If you think this scenario is far-fetched, think again:
- Check Point, a leading IT security provider, recently disclosed that as part of its investigation into cyberattacks by a group dubbed “Rocket Kitten”, Check Point had gained unfettered access to the group’s systems by exploiting their lack of security measures.
- In early 2013, itrust consulting, a Luxembourger company specializing in IT security, disclosed that it hacked into command and control servers used by a hacking group reportedly sponsored by the Chinese government, by exploiting vulnerabilities in those servers.
Command and Control
Hackers often surreptitiously use the computers of unsuspecting third parties as command & control servers for their hacking campaigns, as storage space for leaked data, or as machines from which attacks are launched. Counteroffensives could therefore end-up causing collateral damage to third parties, while only marginally impacting the hackers. Such innocent third parties might press charges, putting an abrupt end to the notion that an ‘attack against an attacker’ is insulated from liability.
In Israel, unauthorized access to computers is primarily governed by the Israeli Computers Law and to some extent also by the Israeli Protection of Privacy Law. The Israeli Computers Law criminalizes the “unlawful penetration to computer material located in a computer”.
The Israeli Supreme Court recently held that the term “unlawful penetration” is to be interpreted very broadly to mean any use of computer without the owner’s consent. The Court explicitly rejected the notion that the term should be interpreted to cover only instances of penetration to computers where technical access barriers are circumvented. The court favored the broad interpretation due to “… the incredible potential for damage emanating from computer crime”, and noted that concerns for overreaching criminalization of negligible acts would be resolved by having prosecutors and courts use the de minimis exception to criminal liability. But this in no way suggests that Israeli courts are likely to determine that “hacking a hacker” falls under the de minimis exception.
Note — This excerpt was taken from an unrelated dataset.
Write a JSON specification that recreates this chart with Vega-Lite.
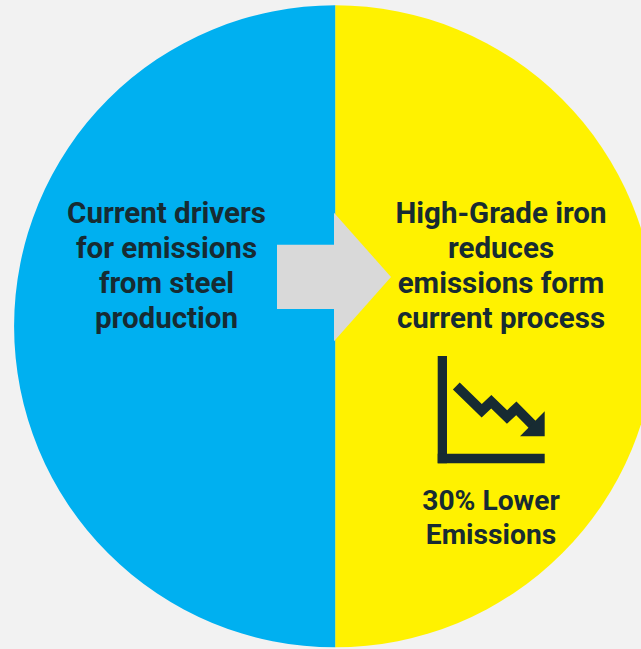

Resorting to offensive action as a countermeasure to right some wrongdoing is akin to “self-help” in law. Applied to criminal law, “self-help” takes the form of exculpations – rules of law that justify or excuse conduct that would otherwise be criminally punishable. An interesting question is therefore whether “hacking a hacker” can be criminally excused or justified under exculpations such as “self-defense”. Although there is no Israeli case-law precisely on point, we believe that these exculpations would be inapplicable.
For instance, under Israeli law, the self-defense exculpation is conditioned on the existence of an immediate need to fend-off an attack that poses imminent threat to one’s freedom, life, body or property, and it is subject to the use of proportional measures.
Proportionality in Israeli law is a three-part test. First, the counteroffensive must be a suitable measure to fend-off the hacker’s cyberattack. Next, the counteroffensive must be the least harmful measure needed to fend-off the cyberattack. Finally, the benefit arising from fending off the attack should be commensurate with the harm caused by utilizing the counteroffensive measures. Under these criteria, it is difficult to see how hacking a hacker would be deemed a proportional measure to fend-off an attack.
Admittedly, another key factor in the picture is the extent and degree to which prosecutors would pursue criminal charges for counteroffensives against hackers. But that largely hinges on prosecutorial policy that is yet to be formulated and made public.
Under Israeli law, the practice of engaging in counteroffensives against hackers entails legal risks that should not be overlooked. Even if the likelihood of criminal charges is not high, it cannot be outright ruled out, especially if the counteroffensives cause collateral damage to third parties.